Hecker was sentenced to 10 years in prison in 2011 for defrauding Chrysler Financial and other automakers out of millions of dollars. He pleaded guilty in 2010 after admitting that he had illegally altered loan documents in order to borrow much more money than he was actually entitled to. He was also caught hiding money from the court after declaring bankruptcy.

He was nabbed when the FBI discovered that he had secretly cashed in an insurance plan and was living on preloaded debit cards. The FBI seized Hecker's debit cards, but Hecker and his future wife, Christi Rowan, secretly had them reissued.

That discovery upset U.S. District Judge Michael Davis, who ordered Hecker taken into custody in October 2010.
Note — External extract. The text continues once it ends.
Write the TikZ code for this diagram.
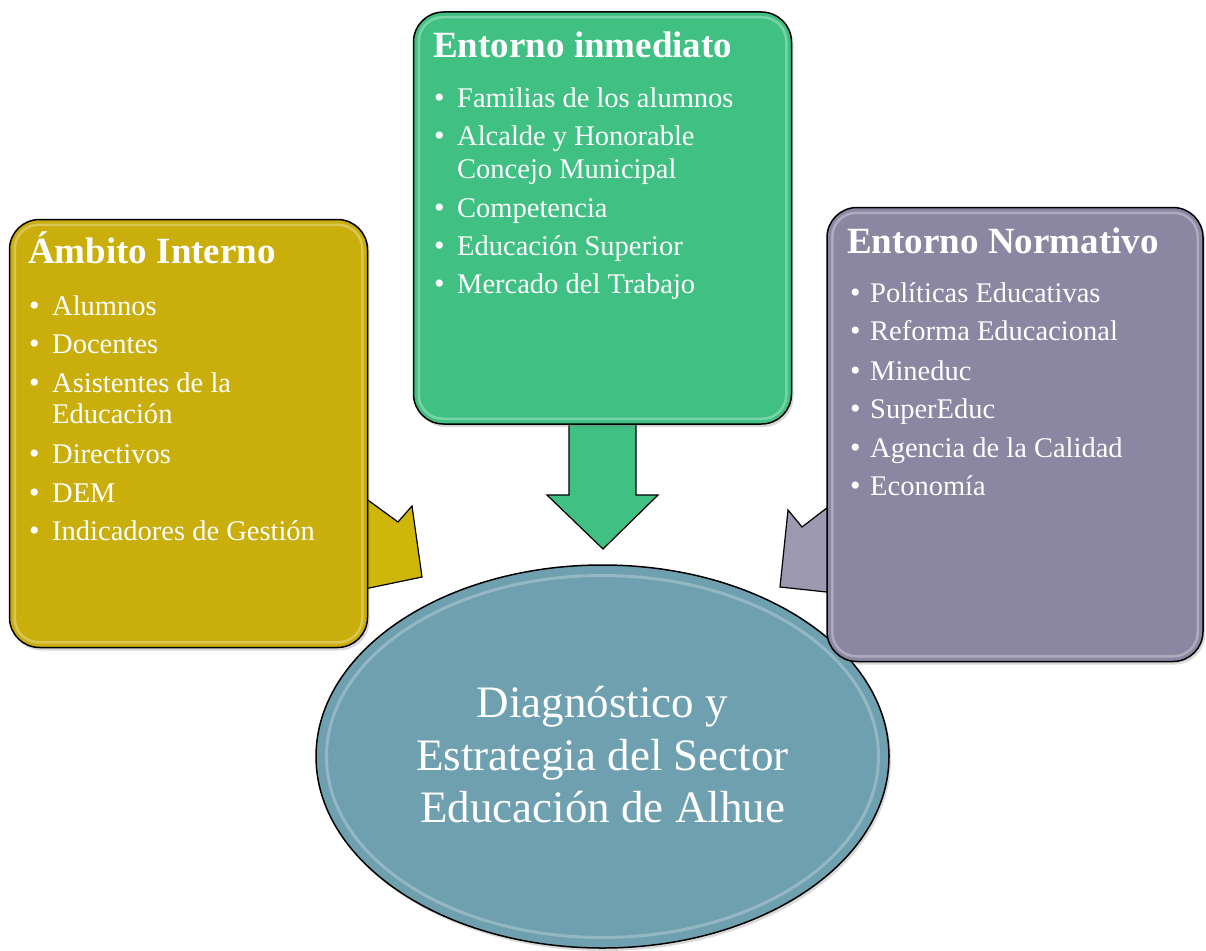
\documentclass[tikz,border=0pt]{standalone}
\usepackage{fontspec}
\setmainfont{Liberation Serif}
\usetikzlibrary{shapes.geometric,shadows}
\definecolor{goldfill}{RGB}{201,174,12}
\definecolor{mintfill}{RGB}{64,193,131}
\definecolor{lavfill}{RGB}{139,135,163}
\definecolor{ellfill}{RGB}{111,160,175}
\begin{document}
\begin{tikzpicture}[x=1pt,y=-1pt,
  box/.style={draw=black, line width=1.5pt, rounded corners=30pt, inner sep=0pt,
    drop shadow={shadow xshift=2pt,shadow yshift=-3pt,opacity=0.3}},
  hl/.style={draw=white, line width=2.5pt, opacity=0.3, rounded corners=24pt},
  head/.style={anchor=base west, inner sep=0pt, text=white, font=\fontsize{37}{42}\selectfont\bfseries},
  item/.style={anchor=base west, inner sep=0pt, text=white, font=\fontsize{28.5}{34}\selectfont},
  bul/.style={anchor=base west, inner sep=0pt, text=white, font=\fontsize{30}{34}\selectfont},
  big/.style={anchor=base, inner sep=0pt, text=white, font=\fontsize{45}{52}\selectfont},
  blockarrow/.style={draw=black, line width=1.2pt, line join=miter}]
\useasboundingbox (0,0) rectangle (1206,950);

% block arrows (behind the boxes)
\draw[blockarrow, fill=goldfill!90!yellow] (350,487) -- (398,522) -- (412,506) -- (422,577) -- (350,592) -- cycle;
\draw[blockarrow, fill=mintfill] (569,400) -- (569,495) -- (547,495) -- (603,549) -- (658,495) -- (636,495) -- (636,400) -- cycle;
\draw[blockarrow, fill=lavfill!85!white] (845,494) -- (802,527) -- (788,510) -- (780,587) -- (845,594) -- cycle;

% central ellipse
\node[ellipse, draw=black, line width=1.5pt, fill=ellfill, minimum width=573pt, minimum height=383pt, inner sep=0pt,
  drop shadow={shadow xshift=2pt,shadow yshift=-3pt,opacity=0.3}] (diag) at (602.5,756.5) {};
\draw[white, opacity=0.25, line width=3pt] (diag.center) ellipse [x radius=276, y radius=181];
\node[big] (d1) at (602.5,717) {Diagnóstico y};
\node[big] (d2) at (602.5,770) {Estrategia del Sector};
\node[big] (d3) at (602.5,822) {Educación de Alhue};

% boxes
\node[box, fill=goldfill, minimum width=358pt, minimum height=428pt] (inner) at (188.5,433.5) {};
\node[box, fill=mintfill, minimum width=378pt, minimum height=412pt] (inmed) at (602.5,218) {};
\node[box, fill=lavfill, minimum width=376pt, minimum height=454pt] (norm) at (1015,434.5) {};
\draw[hl] ([shift={(6,6)}]inner.north west) rectangle ([shift={(-6,-6)}]inner.south east);
\draw[hl] ([shift={(6,6)}]inmed.north west) rectangle ([shift={(-6,-6)}]inmed.south east);
\draw[hl] ([shift={(6,6)}]norm.north west) rectangle ([shift={(-6,-6)}]norm.south east);

% left box text
\node[head] (ih) at (28,263) {Ámbito Interno};
\node[bul] (ib1) at (29,315) {\textbullet};
\node[bul] (ib2) at (29,353) {\textbullet};
\node[bul] (ib3) at (29,392) {\textbullet};
\node[bul] (ib4) at (29,463) {\textbullet};
\node[bul] (ib5) at (29,502) {\textbullet};
\node[bul] (ib6) at (29,540) {\textbullet};
\node[item] (i1) at (52,315) {Alumnos};
\node[item] (i2) at (52,353) {Docentes};
\node[item] (i3) at (52,392) {Asistentes de la};
\node[item] (i3b) at (52,423) {Educación};
\node[item] (i4) at (52,463) {Directivos};
\node[item] (i5) at (52,502) {DEM};
\node[item] (i6) at (52,540) {Indicadores de Gestión};

% middle box text
\node[head] (mh) at (433,58) {Entorno inmediato};
\node[bul] (mb1) at (434,107) {\textbullet};
\node[bul] (mb2) at (434,145) {\textbullet};
\node[bul] (mb3) at (434,217) {\textbullet};
\node[bul] (mb4) at (434,255) {\textbullet};
\node[bul] (mb5) at (434,293) {\textbullet};
\node[item] (m1) at (457,107) {Familias de los alumnos};
\node[item] (m2) at (457,145) {Alcalde y Honorable};
\node[item] (m2b) at (457,178) {Concejo Municipal};
\node[item] (m3) at (457,217) {Competencia};
\node[item] (m4) at (457,255) {Educación Superior};
\node[item] (m5) at (457,293) {Mercado del Trabajo};

% right box text
\node[head] (nh) at (847,253) {Entorno Normativo};
\node[bul] (nb1) at (850,302) {\textbullet};
\node[bul] (nb2) at (850,340) {\textbullet};
\node[bul] (nb3) at (850,380) {\textbullet};
\node[bul] (nb4) at (850,418) {\textbullet};
\node[bul] (nb5) at (850,457) {\textbullet};
\node[bul] (nb6) at (850,495) {\textbullet};
\node[item] (n1) at (870,302) {Políticas Educativas};
\node[item] (n2) at (870,340) {Reforma Educacional};
\node[item] (n3) at (870,380) {Mineduc};
\node[item] (n4) at (870,418) {SuperEduc};
\node[item] (n5) at (870,457) {Agencia de la Calidad};
\node[item] (n6) at (870,495) {Economía};
\end{tikzpicture}
\end{document}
The Minneapolis-raised Hecker created an auto empire after an early start as a car salesman and work at the Minneapolis Auto Auction. His dealership business grew dramatically after 1999 with the help of acquisitions that gave him a presence across Minnesota and parts of California. But as Hecker's business grew, so did his spending.

The abrupt start of the Great Recession and imploding auto industry exposed the cracks in his financing schemes. At one time, his businesses were worth an estimated $6.8 billion and included 26 dealerships, several fleet-leasing firms, the Advantage Rent-A-Car chain and scores of limited liability companies carrying different names.

Hecker, who for years had developed a persona as a brash braggart with a penchant for using his likeness on bus and building billboards, was initially sentenced to serve his term at the low-security Duluth federal prison camp. He was moved to federal prisons in Wisconsin, Indiana, Oklahoma, Pennsylvania and Illinois before being returned to Duluth in October 2017.

He is now in an undisclosed location in Minneapolis. Bureau of Prison officials said the halfway house or "residential re-entry management" program houses prisoners while they are receiving counseling and working until they are fully released back into society.